Extracted records:
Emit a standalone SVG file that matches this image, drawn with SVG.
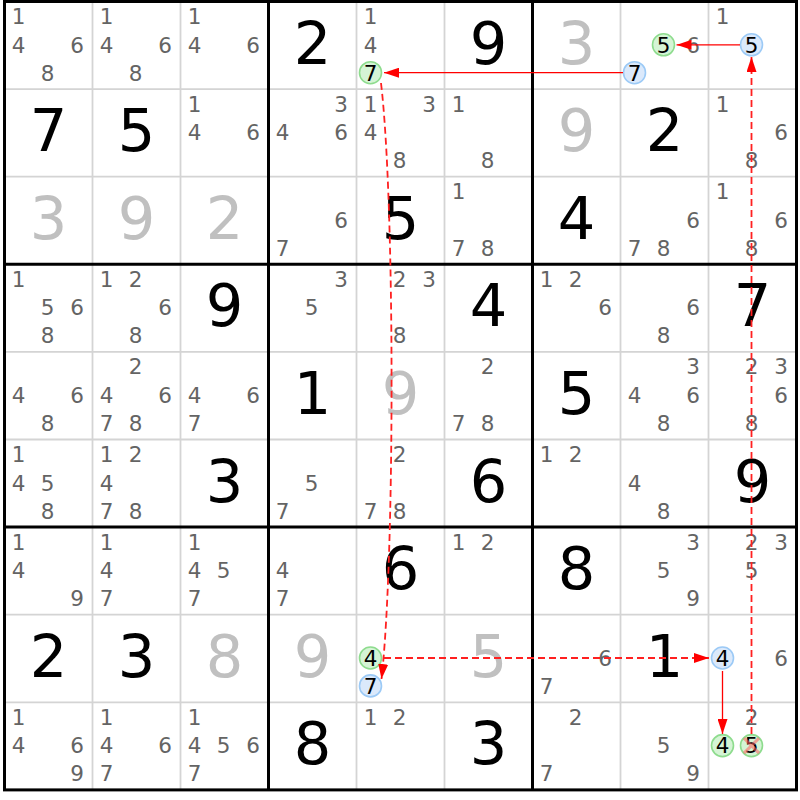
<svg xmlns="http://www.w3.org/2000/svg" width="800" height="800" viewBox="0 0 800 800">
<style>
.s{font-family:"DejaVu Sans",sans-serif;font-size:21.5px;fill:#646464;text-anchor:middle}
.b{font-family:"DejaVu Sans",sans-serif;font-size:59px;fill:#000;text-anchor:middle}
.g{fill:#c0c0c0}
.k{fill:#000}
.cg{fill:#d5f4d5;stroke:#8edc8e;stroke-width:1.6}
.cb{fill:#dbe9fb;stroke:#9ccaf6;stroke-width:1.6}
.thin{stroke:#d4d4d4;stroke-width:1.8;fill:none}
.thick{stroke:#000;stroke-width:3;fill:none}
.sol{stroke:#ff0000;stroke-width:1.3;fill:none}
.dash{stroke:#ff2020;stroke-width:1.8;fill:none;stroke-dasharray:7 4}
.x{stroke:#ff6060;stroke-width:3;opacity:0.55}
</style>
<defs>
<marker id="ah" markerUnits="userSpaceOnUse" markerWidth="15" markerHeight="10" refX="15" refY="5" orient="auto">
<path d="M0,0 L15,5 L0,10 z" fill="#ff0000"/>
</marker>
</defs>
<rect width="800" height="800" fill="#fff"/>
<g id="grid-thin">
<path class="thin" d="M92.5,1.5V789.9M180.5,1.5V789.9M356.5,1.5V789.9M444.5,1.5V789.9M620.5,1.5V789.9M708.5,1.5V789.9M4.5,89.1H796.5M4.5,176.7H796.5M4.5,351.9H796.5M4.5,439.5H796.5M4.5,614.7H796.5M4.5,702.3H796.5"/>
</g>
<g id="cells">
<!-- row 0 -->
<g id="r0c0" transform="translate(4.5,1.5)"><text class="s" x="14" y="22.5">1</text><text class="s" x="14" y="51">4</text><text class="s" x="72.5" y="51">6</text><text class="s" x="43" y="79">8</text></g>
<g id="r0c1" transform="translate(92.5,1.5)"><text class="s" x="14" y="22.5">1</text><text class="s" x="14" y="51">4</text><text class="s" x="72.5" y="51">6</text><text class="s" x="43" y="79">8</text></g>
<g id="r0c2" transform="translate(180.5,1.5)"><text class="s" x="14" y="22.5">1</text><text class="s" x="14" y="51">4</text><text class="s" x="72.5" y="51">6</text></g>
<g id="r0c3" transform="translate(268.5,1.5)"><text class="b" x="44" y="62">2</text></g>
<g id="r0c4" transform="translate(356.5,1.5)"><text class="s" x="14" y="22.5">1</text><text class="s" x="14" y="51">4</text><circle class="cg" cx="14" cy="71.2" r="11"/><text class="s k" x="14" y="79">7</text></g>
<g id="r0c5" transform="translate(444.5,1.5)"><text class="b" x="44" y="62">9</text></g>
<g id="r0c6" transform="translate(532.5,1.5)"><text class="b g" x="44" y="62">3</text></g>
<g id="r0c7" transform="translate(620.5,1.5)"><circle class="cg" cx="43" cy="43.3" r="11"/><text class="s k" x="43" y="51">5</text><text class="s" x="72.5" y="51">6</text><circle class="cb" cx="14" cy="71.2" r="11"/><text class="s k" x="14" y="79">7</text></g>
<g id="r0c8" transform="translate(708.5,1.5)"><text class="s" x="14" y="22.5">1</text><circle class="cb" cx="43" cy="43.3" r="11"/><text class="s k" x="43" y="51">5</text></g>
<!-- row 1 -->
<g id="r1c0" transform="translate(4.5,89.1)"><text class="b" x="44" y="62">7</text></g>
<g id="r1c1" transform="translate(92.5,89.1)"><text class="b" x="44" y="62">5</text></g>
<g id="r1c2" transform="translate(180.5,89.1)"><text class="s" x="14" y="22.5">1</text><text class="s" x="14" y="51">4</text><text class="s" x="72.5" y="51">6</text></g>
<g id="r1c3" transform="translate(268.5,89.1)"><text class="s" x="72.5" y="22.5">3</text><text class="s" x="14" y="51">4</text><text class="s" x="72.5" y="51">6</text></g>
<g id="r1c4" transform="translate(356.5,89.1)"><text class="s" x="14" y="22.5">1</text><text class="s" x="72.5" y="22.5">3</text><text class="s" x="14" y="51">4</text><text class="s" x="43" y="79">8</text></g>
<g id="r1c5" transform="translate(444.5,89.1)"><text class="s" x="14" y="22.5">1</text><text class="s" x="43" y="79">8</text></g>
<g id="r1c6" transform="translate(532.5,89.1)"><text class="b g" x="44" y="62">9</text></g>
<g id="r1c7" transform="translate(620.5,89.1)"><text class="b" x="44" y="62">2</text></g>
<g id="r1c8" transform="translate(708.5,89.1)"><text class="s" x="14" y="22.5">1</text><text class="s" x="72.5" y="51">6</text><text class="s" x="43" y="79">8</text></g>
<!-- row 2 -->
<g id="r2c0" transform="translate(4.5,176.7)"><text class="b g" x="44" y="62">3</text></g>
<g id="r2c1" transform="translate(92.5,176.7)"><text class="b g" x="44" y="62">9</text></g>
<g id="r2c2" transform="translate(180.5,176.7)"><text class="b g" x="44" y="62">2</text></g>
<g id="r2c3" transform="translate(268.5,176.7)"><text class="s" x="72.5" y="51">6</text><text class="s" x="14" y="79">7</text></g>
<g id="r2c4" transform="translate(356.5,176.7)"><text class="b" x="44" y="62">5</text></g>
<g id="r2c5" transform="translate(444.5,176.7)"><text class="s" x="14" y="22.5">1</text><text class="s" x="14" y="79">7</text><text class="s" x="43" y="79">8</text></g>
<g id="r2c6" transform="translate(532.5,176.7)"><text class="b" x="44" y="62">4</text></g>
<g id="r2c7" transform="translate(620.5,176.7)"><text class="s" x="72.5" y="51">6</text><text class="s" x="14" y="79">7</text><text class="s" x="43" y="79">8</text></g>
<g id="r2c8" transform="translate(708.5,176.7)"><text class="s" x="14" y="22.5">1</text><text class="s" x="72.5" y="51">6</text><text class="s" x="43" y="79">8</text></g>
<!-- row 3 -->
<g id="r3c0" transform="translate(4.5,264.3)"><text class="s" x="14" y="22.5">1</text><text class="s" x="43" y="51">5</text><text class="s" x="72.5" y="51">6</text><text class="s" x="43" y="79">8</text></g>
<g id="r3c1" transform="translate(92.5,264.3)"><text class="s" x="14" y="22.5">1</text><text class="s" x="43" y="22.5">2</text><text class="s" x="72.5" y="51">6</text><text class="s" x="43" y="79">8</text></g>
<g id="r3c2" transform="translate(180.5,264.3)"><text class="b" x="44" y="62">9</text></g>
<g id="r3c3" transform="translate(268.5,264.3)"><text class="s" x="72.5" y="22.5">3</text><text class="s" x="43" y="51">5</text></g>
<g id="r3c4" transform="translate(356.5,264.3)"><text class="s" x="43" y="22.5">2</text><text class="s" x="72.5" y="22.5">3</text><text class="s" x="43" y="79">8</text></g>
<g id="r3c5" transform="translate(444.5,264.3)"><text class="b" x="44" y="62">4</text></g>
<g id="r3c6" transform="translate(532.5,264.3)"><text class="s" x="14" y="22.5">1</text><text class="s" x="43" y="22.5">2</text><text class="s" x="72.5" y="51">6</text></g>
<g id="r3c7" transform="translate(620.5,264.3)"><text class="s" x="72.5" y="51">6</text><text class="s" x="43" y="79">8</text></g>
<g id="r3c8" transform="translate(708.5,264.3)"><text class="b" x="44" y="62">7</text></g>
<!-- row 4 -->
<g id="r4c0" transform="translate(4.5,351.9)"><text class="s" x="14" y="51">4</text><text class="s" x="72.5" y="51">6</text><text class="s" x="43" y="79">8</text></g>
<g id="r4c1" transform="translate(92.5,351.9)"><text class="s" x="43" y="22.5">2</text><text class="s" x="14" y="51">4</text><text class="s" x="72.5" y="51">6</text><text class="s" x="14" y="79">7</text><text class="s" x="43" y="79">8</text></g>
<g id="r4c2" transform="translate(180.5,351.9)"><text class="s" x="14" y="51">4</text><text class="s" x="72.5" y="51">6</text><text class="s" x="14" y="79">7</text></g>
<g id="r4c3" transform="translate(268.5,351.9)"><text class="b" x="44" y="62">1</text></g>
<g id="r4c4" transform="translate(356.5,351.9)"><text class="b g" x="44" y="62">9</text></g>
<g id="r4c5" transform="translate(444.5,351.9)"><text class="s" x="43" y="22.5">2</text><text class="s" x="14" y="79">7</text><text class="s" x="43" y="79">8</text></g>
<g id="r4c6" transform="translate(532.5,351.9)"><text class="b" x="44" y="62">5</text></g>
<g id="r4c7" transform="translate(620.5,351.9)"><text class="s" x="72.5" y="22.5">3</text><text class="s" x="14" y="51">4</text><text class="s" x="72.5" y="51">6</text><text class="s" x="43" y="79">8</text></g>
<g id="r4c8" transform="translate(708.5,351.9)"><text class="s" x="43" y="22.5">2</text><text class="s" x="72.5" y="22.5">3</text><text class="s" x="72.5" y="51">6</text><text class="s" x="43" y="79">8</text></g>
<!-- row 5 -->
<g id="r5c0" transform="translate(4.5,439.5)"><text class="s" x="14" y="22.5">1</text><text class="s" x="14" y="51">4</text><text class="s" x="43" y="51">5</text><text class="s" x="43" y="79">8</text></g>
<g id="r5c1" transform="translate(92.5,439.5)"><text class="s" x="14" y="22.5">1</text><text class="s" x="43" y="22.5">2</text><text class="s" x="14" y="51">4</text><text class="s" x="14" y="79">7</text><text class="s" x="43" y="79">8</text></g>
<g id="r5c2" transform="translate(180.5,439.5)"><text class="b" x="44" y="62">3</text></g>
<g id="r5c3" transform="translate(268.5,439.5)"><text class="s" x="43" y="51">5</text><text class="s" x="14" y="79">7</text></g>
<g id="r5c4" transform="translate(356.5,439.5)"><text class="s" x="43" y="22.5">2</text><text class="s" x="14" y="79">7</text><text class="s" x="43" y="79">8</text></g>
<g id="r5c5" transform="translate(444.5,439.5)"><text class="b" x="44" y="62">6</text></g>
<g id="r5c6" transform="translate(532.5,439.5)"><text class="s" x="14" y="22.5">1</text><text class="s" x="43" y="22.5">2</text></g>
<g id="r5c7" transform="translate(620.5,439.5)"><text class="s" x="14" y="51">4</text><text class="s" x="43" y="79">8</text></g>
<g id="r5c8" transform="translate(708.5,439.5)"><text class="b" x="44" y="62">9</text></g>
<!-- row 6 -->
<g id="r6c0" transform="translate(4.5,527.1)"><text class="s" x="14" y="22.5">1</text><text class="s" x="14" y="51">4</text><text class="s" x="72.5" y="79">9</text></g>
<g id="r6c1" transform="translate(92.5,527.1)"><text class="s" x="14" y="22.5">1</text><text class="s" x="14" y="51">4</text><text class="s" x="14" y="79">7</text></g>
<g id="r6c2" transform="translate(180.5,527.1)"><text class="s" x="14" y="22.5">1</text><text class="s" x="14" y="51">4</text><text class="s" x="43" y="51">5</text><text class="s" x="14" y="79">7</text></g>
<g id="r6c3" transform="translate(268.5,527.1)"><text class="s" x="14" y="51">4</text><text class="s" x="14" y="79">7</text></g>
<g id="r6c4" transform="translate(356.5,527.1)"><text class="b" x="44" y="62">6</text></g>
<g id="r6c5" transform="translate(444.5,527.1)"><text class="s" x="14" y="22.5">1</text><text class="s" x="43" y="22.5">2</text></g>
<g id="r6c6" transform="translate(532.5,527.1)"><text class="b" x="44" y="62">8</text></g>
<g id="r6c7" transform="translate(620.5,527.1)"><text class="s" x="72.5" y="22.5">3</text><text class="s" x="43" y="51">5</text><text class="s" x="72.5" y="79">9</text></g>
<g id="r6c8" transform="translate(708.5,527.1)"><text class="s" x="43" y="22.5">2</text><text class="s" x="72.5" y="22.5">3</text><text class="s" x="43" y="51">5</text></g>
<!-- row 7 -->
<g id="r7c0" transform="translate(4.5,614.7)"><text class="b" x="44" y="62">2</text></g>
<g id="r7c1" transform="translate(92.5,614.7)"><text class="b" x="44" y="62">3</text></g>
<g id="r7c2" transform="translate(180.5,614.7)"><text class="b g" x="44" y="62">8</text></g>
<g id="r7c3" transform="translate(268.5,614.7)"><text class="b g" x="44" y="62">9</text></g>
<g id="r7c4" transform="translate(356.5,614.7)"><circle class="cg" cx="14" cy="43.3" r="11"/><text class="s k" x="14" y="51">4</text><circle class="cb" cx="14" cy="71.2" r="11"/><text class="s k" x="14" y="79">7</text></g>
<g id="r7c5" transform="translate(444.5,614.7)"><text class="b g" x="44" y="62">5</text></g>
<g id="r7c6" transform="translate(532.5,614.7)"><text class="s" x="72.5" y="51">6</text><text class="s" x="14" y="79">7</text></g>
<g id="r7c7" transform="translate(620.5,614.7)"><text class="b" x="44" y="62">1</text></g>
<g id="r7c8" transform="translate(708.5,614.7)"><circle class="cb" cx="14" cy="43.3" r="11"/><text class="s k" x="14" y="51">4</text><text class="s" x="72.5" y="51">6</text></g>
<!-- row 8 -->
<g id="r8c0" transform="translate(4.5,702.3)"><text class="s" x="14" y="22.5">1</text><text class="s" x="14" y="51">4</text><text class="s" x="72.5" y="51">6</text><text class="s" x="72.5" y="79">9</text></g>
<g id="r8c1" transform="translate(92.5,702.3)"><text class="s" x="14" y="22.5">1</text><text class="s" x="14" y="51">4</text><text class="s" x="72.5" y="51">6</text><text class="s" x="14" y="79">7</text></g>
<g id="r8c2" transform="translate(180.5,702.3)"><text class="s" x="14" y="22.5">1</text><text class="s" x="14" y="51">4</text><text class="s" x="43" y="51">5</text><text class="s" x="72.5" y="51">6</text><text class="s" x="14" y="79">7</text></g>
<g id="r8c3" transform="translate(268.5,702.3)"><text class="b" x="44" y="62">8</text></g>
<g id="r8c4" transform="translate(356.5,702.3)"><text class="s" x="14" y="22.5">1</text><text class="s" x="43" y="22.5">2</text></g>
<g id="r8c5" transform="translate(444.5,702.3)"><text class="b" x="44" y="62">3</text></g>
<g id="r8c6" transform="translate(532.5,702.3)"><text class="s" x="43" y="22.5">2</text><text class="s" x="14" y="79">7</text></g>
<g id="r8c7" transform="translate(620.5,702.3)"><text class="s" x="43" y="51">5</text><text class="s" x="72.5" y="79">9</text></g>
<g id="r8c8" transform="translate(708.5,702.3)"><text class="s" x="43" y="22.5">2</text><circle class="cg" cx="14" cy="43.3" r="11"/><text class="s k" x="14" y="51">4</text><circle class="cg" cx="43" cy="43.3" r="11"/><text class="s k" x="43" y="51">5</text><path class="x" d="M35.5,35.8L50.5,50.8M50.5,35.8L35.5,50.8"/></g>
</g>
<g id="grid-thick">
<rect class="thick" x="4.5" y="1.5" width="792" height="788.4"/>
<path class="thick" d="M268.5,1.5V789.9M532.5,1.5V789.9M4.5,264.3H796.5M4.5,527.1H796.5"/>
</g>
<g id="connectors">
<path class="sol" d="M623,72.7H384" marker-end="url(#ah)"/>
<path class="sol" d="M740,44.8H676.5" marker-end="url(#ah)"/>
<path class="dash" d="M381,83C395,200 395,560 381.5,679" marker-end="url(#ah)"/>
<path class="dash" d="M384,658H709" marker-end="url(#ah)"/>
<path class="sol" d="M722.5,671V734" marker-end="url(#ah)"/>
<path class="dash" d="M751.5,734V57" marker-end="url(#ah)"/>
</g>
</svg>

* * *

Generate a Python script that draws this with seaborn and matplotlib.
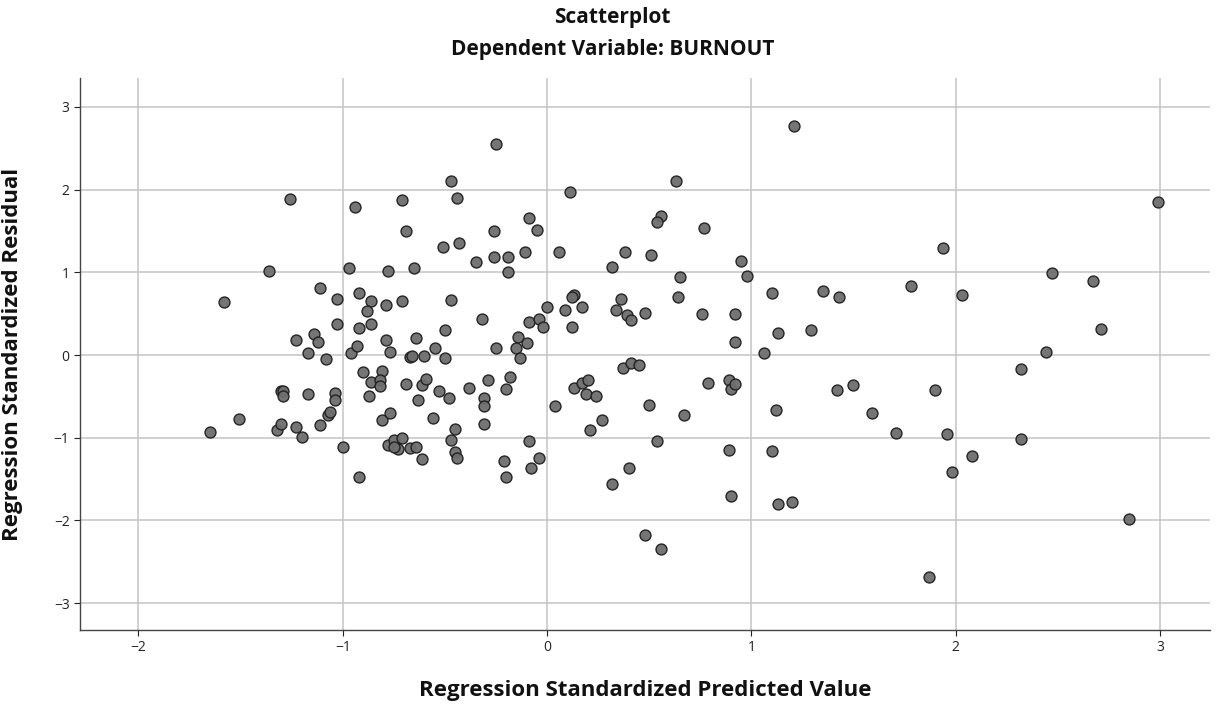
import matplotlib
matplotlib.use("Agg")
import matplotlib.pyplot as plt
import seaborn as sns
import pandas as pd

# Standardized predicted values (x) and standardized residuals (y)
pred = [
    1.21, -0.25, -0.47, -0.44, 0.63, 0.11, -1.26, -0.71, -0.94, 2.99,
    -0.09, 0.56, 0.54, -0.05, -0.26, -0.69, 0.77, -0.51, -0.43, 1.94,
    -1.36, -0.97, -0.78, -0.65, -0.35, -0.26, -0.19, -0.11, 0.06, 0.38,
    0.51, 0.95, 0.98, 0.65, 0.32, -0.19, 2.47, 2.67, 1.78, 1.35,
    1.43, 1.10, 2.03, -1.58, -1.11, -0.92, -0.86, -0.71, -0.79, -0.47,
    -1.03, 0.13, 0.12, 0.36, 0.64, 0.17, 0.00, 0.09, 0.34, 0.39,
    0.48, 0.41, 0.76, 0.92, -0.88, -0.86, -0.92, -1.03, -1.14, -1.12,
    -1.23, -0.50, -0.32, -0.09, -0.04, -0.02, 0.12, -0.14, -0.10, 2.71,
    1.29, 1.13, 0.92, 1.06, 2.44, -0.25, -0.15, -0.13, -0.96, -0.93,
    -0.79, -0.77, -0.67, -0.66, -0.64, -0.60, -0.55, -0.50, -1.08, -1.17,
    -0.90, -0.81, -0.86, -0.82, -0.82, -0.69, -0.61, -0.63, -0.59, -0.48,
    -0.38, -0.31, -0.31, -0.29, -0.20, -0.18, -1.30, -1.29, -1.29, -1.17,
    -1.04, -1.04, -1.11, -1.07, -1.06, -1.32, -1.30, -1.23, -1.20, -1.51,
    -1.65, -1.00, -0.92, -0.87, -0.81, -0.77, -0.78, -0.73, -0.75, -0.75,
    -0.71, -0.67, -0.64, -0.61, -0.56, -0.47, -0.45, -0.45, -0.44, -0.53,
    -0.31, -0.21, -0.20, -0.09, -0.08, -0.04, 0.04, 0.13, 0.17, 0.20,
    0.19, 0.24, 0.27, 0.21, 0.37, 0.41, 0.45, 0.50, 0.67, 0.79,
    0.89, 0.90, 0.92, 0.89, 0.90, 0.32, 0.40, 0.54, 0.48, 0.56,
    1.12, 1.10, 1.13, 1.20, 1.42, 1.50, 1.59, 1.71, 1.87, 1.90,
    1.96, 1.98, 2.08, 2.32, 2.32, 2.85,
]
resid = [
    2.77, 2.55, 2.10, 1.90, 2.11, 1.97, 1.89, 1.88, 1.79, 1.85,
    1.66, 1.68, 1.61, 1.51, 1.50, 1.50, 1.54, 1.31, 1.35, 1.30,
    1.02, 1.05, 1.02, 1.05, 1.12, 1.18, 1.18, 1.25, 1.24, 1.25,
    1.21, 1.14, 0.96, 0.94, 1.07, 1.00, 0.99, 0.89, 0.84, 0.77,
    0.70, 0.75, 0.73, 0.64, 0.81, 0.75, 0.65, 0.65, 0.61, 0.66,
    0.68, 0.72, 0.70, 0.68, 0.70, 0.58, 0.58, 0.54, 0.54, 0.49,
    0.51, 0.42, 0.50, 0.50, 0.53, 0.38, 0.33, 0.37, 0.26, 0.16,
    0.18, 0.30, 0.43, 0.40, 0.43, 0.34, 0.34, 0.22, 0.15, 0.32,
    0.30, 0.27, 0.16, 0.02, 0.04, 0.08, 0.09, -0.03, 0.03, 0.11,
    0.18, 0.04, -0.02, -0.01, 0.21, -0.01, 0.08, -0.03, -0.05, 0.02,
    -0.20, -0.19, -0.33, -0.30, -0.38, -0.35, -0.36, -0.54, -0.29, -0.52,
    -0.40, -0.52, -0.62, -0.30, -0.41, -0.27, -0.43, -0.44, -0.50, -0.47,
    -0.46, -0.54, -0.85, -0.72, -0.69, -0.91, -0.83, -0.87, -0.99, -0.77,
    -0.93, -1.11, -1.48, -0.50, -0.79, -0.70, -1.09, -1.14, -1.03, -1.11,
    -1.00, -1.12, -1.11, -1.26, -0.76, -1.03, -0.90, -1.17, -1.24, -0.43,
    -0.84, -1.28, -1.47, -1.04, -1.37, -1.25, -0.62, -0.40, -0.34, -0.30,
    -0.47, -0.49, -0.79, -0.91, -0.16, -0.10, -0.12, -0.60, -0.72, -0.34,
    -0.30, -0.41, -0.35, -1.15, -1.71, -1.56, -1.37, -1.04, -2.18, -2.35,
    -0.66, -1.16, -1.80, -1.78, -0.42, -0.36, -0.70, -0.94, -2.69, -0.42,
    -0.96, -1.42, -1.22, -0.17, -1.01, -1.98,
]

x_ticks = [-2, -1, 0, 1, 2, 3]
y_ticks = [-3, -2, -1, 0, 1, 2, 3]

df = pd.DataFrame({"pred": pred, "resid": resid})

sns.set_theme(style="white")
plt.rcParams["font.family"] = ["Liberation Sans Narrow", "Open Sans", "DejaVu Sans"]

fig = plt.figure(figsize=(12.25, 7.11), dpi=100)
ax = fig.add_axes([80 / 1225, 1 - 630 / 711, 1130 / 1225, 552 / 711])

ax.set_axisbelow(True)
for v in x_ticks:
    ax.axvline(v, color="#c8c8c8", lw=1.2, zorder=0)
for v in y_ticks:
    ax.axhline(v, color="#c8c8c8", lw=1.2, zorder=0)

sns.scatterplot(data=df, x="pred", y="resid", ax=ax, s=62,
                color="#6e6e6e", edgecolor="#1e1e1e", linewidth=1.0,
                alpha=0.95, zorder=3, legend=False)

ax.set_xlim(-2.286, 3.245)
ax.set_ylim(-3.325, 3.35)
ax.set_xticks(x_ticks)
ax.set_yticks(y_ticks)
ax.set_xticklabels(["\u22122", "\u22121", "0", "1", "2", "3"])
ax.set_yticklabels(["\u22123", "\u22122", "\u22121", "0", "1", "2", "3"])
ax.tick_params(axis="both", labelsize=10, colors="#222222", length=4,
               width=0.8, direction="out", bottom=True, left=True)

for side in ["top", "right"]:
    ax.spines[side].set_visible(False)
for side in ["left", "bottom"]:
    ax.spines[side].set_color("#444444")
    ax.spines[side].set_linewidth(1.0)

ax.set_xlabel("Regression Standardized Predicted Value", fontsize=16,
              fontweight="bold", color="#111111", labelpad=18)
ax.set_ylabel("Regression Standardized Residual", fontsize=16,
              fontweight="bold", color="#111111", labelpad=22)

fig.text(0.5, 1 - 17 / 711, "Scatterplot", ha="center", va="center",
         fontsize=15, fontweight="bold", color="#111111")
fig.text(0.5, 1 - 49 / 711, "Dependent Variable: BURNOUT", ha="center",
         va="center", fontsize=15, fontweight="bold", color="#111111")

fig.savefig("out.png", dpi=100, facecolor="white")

Requirement:
Everything above from the line with "Generate a Python" through the line with "import pandas as pd" should be retyped exactly, and nothing else; omit pictures.

Exercise result:
Generate a Python script that draws this with seaborn and matplotlib.
import matplotlib
matplotlib.use("Agg")
import matplotlib.pyplot as plt
import seaborn as sns
import pandas as pd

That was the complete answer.